Als criterium voor hun onderzoek hanteerden de Antwerpse vorsers het bestaan en de uitgangspunten van het financieel plan. Laveren : “Als een direktie duidelijke richtlijnen heeft over de verhouding eigen vermogen/schulden en hierover geregeld verslag uitbrengt bij zijn aandeelhouder, is haar handelswijze beperkt. “
Volgens de Ufsia-studie vinden 37 % van de financiële direkteurs zo’n plan nochtans zonder belang. Hun onderneming hanteert enkel operationele streefcijfers. Dit is het meest het geval voor dochters van internationale concerns en grotere ondernemingen.
“Dat geldt niet voor de Vlaamse, familiale KMO”, weet Durinck. “De direktie ontbeert de mogelijkheid om, naargelang van de eisen van het dagdagelijkse beheer of de kapitaalbehoefte, het financiële beleid aan te passen. Planning staat centraal. Je mag daaruit gerust besluiten dat Vlaanderen op bedrijfsekonomisch vlak volwassen wordt. “
Uit de antwoorden van de financiële direkteurs blijkt dat de belangrijkste overweging voor een financiële beslissing de winst is (84 %). “De Vlaamse ondernemer speelt kort op de bal”, besluit Laveren. “De direktie kan het zich, zelfs bij hoge winstmarges, niet veroorloven op een berg geld te zitten om een agressief overname- of prijsbeleid te voeren. Meer winst maken minder dan groeien , is de boodschap. “
Dit blijkt ook uit de wijze waarop het beleid van de direktie financieel wordt ondersteund. Nieuwe middelen worden op de eerste plaats gevonden door likwiditeiten te aktiveren of reserves aan te spreken. Pas dan wordt de aandeelhouder aangesproken om de dividenden te verlagen. Het management van de Vlaamse KMO staat in het algemeen erg afkerig tegenover de uitbreiding van het kapitaal om de slagkracht van de onderneming te versterken. Zo vindt 64 % van de ondernemers het verlies van kontrole als “kost” van het aantrekken van extern kapitaal “redelijk belangrijk” tot “doorslaggevend”. Terwijl de financieel berekenbare en reële uitgifte-, toezichts- en informatiekosten voor de meerderheid “niet” of “weinig” belangrijk zijn.

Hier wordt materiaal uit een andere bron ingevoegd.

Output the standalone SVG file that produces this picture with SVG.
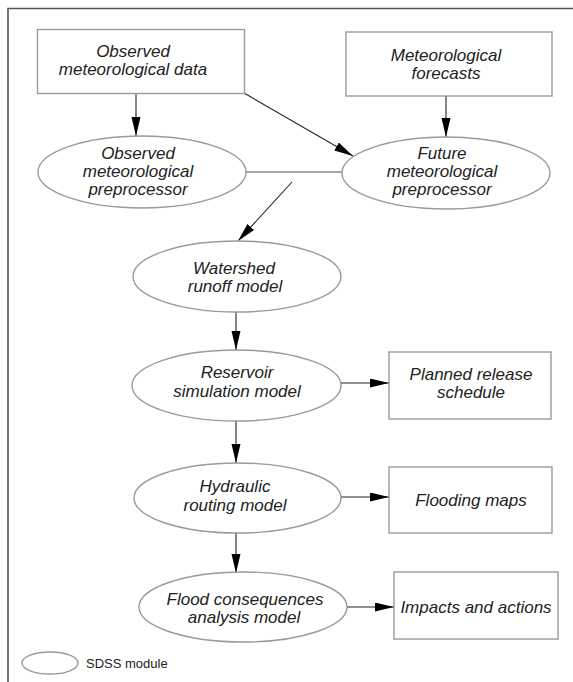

“Aan de direktietafels van ondernemingen heerst een obsessie tegen de wijziging van de zeggenschapsverhoudingen”, weet professor Durinck. “Het konservatieve management wil liever op een rustig tempo, zuinig gefinancierd, doorgroeien dan een alliantie aangaan met een nieuwe aandeelhouder of konkurrent. Zelfs niet als het bedrijf, dus de aandeelhouder, daar financieel beter van zou worden. “
HBR
EDWARD DURINCK EN EDDY LAVEREN (UFSIA) Direktieleden van Vlaamse ondernemingen zijn geobsedeerd door wijzigingen in de eigendomsverhoudingen.